I once coached a young man from Pennsylvania for a short period of time. This was about a year and a half ago. He had been in Information Technology and had been earning a salary over $75K. When I coached him, he had already been out of work for over a year.
We re-wrote his resume and worked on his interviewing skills; but he had the notion that he had been betrayed by his former employer, who had laid him off when things got tough for skilled IT professionals, and he felt that because of his knowledge and schooling he deserved to be given a new position; and this attitude permeated everything he did.
Our coaching sessions only last a month, at which time he felt he’d learned everything he needed to and could go it alone. We spent four hours together in some very intense sessions. He was feeling very contractive and didn’t want to spend any additional money on coaching. His attitude was: I learned what I needed to, now I can make use of it. (To me, this was not coaching, it was teaching, and I believe that a coach may do some teaching as part of the relationship, but he or she actually does more than that; my philosophy is if a coach were just a teacher, it would be OK to just teach a basketball team how to play the game.)
There was also, as there almost always is, a sense of macho in what this young man was feeling – namely, This is something I need to do myself.
The other day I heard that he was still unemployed, approximately two and a half years after being laid off, and it bothered me. It bothered me and it made me sad because I had coached him; because it was an unfortunate thing for a bright young man to be without a job; and because I believed that he had a problem that was greater than he was willing to acknowledge or seek help for, and that was the root of his problem. I have had a few clients like him, and I could almost predict with some certainty that they would not find a job quickly or easily.
Now it’s perfectly true that it’s a difficult job market out there, and that most job openings are competitive. Some areas of the country are worse than others, and the city in Pennsylvania that this young man lived in was not in the greatest shape economically. The IT marketplace is not the free-for-all it once was, when if you had a skill, a job would practically find you because a company needed that skill so badly.
But I believe his problem was two-fold. First, he had an attitude that communicated itself to potential employers and that attitude had hardened into a fixed world-view that was almost openly hostile. And second, he had begun, because what he was doing didn’t work, to slide into despair. Despair, to me, is that area where you think, “What’s the use? I won’t even try. It’s not worth it in terms of the hurt and rejection. It’s also not worth it because there’s nothing out there.” This was occurring even as he decided to stop my coaching services.
I mention all this because I believe that there are many people out there who have let themselves believe that it isn’t worth trying, that the hurt and rejection are just too much to bear, and they in turn have begun ever so slowly to sink into a attitude that is tinged with despair and could possibly develop into full-fledged despair. And once that happens, I believe it’s very difficult to come back to a place in which you have a positive outlook.

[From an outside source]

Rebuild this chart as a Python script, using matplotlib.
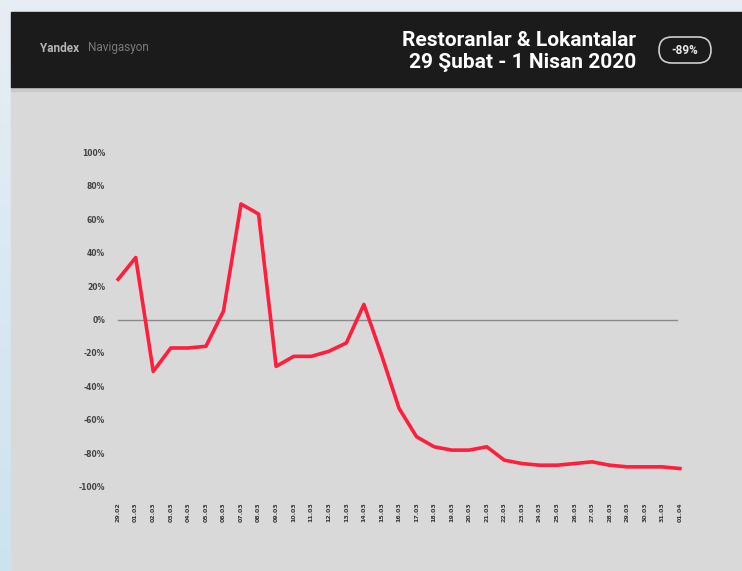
import numpy as np
import matplotlib.pyplot as plt
from matplotlib.patches import Rectangle, FancyBboxPatch

# gun etiketleri: 29 Subat - 1 Nisan
days = ["29.02"] + ["%02d.03" % d for d in range(1, 32)] + ["01.04"]
# restoran & lokanta degisim (%)
values = [24, 37, -31, -17, -17, -16, 5, 69, 63, -28, -22, -22, -19, -14, 9,
          -21, -53, -70, -76, -78, -78, -76, -84, -86, -87, -87, -86, -85,
          -87, -88, -88, -88, -89]
yticks = [100, 80, 60, 40, 20, 0, -20, -40, -60, -80, -100]
ytick_labels = ["%d%%" % t for t in yticks]

W, H = 742, 571
fig = plt.figure(figsize=(W / 100, H / 100), dpi=100)

# arka plan (acik mavi gecis)
bg = fig.add_axes([0, 0, 1, 1])
grad = np.linspace(0, 1, 256).reshape(-1, 1)
top = np.array([0.91, 0.93, 0.96])
bot = np.array([0.80, 0.89, 0.94])
img = top + grad[..., None] * (bot - top)
bg.imshow(img, aspect="auto", extent=[0, W, H, 0])
bg.set_xlim(0, W)
bg.set_ylim(H, 0)
bg.axis("off")

# panel ve baslik cubugu
bg.add_patch(Rectangle((11, 86), W - 11, H - 86, color="#d9d9d9", zorder=2))
bg.add_patch(Rectangle((11, 86), W - 11, 5, color="#c9c9c9", zorder=2))
bg.add_patch(Rectangle((11, 12), W - 11, 75, color="#1b1b1b", zorder=3))

bg.text(40, 48, "Yandex", color="#b5b5b5", fontsize=8.5, fontweight="bold",
        va="center", ha="left", zorder=4, family="Roboto")
bg.text(88, 48, "Navigasyon", color="#7a7a7a", fontsize=8.5,
        va="center", ha="left", zorder=4, family="Roboto")

bg.text(636, 40, "Restoranlar & Lokantalar", color="white", fontsize=15,
        fontweight="bold", ha="right", va="center", zorder=4, family="Roboto")
bg.text(636, 63, "29 Şubat - 1 Nisan 2020", color="white", fontsize=15,
        fontweight="bold", ha="right", va="center", zorder=4, family="Roboto")

bg.add_patch(FancyBboxPatch((659, 37), 52, 26, boxstyle="round,pad=0,rounding_size=13",
                            fc="#1b1b1b", ec="#cfcfcf", lw=1.2, zorder=4))
bg.text(685, 50, "-89%", color="#e8e8e8", fontsize=8.5, fontweight="bold",
        ha="center", va="center", zorder=5, family="Roboto")

# grafik
ax = fig.add_axes([112 / W, (H - 495) / H, 574 / W, 355 / H])
ax.patch.set_alpha(0)
x = np.arange(len(values))
ax.axhline(0, xmin=0.01, xmax=0.985, color="#8a8a8a", lw=1)
ax.plot(x, values, color="#ff1e3c", lw=2.6, solid_joinstyle="round")
ax.set_xlim(-0.35, len(values) - 0.65)
ax.set_ylim(-104.8, 107.2)
ax.set_yticks(yticks)
ax.set_yticklabels(ytick_labels, fontsize=5.5, color="#444444", fontweight="bold")
ax.set_xticks(x)
ax.set_xticklabels(days, rotation=90, fontsize=4.5, color="#3a3a3a", fontweight="bold")
ax.tick_params(length=0, pad=5)
for s in ax.spines.values():
    s.set_visible(False)

fig.savefig("out.png", dpi=100)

As a coach, when I work with clients looking for a job, part of my responsibility, I believe, is to help keep the person I’m coaching in a positive frame of mind. It’s not just to teach them what to do. In an interview, you have to know what to do and how to communicate, and your underlying attitude is usually more important than you may know. I, personally, can’t keep someone in a positive frame of mind, of course, but it’s my job to show them what this looks like and to help them develop ways to maintain it as a general attitude.
• One way to revive a positive outlook is to get positive feedback. That’s elementary, of course, but it does work. When a client begins to get interviews, even if they don’t always result in job offers, it’s positive for them and they reflect it.
• But even if you don’t get interviews, there are other ways to get positive feedback from the world, and your task is to discover them (or work with your coach to discover them).
• Unhooking your ego from your job or profession is one way to start.
• Building a support group that extends beyond your family is another.
• Doing something that provides such feedback, such as volunteering, can provide it.
• Taking pleasure and sustenance in using your own personal skills in your personal life is still another way to do this.
• It goes without saying that exercising regularly will improve your outlook when you’re up against a dry period in a job search.
• Sometimes taking a second job can help, even if it’s being a waiter or waitress or something that involves physical effort.
The important thing is to learn to be forward-looking, optimistic and extremely positive. One characteristic of the people who get offered jobs, based on my observations, is that they’re “likeable” and “positive.”
In addition to having the skills, you want to be around them. The sour puss, the person who is a “downer”, the one who is “negative”, often doesn’t get chosen. And it can’t be artificial or forced; it has to be real and natural.
So if you take anything away with you, from this blog, please don’t give in to despair, don’t even get started down that road. And keep your attitude as positive as possible. Keep this as a reminder: It’s not only good for your job search; it’s good for your life.